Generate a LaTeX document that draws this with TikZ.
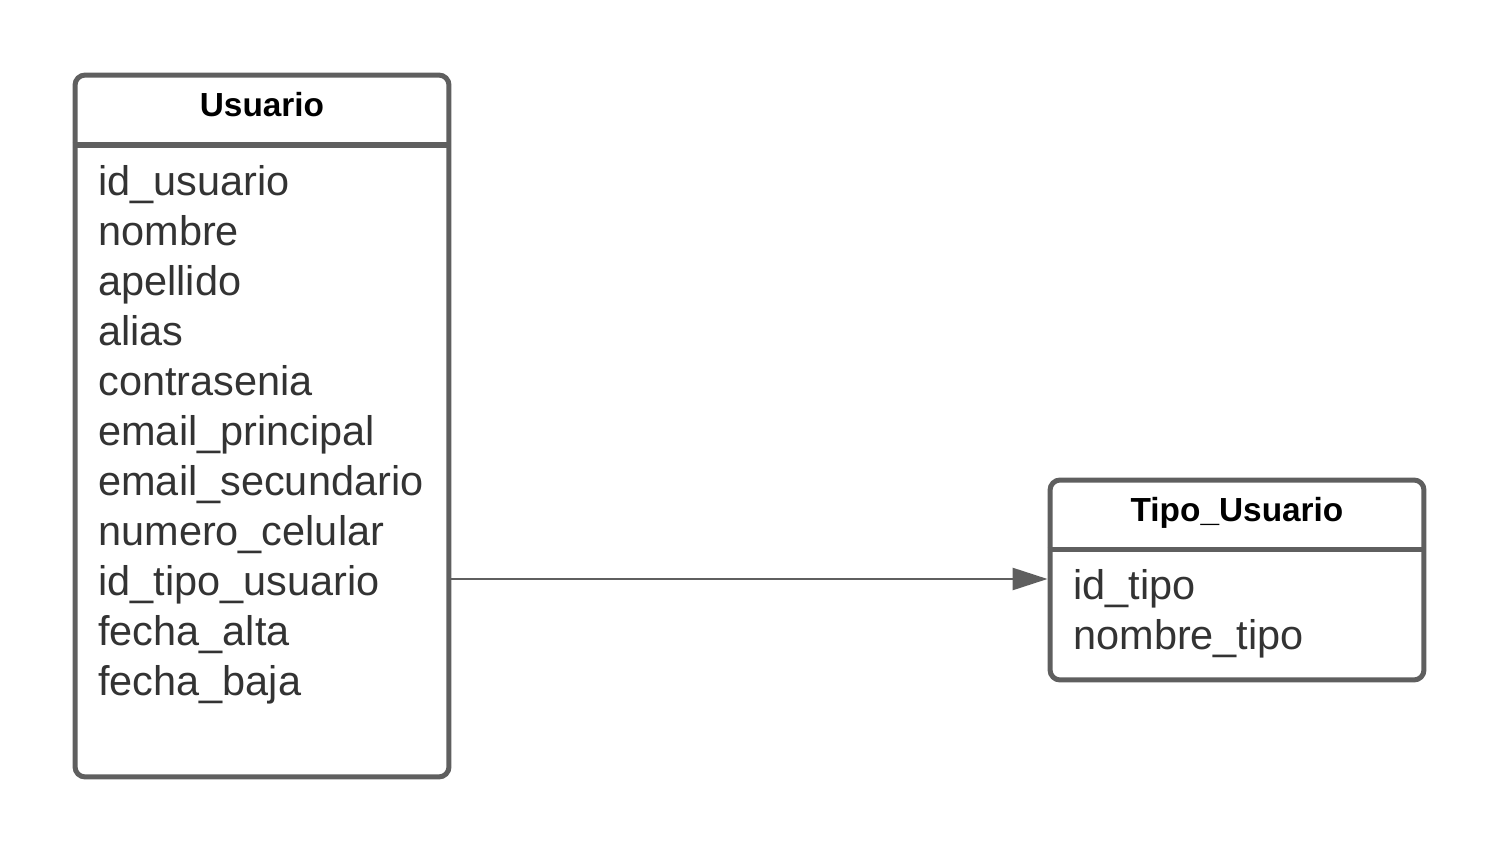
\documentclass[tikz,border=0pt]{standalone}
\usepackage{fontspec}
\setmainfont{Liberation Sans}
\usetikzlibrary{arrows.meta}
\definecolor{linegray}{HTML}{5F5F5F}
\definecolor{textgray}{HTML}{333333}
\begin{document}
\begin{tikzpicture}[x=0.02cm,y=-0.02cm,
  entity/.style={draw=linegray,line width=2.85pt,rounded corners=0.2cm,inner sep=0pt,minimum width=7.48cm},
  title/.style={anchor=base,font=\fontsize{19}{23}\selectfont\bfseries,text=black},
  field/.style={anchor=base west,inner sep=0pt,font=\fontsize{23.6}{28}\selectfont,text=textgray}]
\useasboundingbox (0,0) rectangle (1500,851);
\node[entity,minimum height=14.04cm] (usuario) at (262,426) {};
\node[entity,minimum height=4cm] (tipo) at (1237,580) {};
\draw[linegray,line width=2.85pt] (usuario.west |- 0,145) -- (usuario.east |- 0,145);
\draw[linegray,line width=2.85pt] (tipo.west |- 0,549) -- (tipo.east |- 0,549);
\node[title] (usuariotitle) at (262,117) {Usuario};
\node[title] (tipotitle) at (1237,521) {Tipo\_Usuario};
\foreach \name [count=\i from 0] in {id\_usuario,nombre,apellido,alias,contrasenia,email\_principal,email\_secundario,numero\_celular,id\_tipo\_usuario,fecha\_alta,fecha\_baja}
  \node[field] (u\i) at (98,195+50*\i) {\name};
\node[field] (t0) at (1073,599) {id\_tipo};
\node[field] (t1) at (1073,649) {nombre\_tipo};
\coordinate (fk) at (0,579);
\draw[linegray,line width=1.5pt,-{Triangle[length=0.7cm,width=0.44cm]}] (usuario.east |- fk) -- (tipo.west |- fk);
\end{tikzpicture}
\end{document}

...

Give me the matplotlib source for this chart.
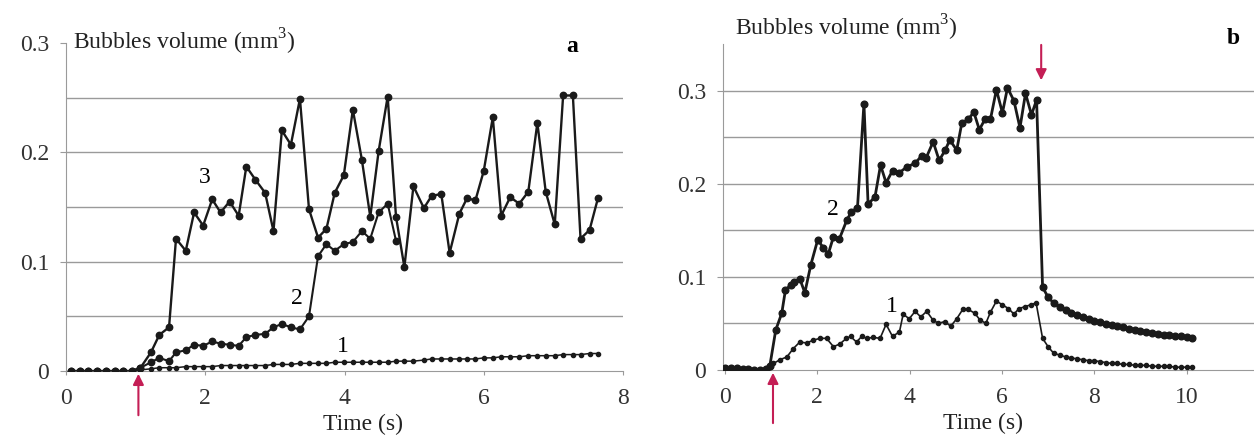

| Directive |
Identify the lines in the entries that hold "this" and return each one.

| Solved problem |
Generate a LaTeX document that draws this with TikZ.
Give me the matplotlib source for this chart.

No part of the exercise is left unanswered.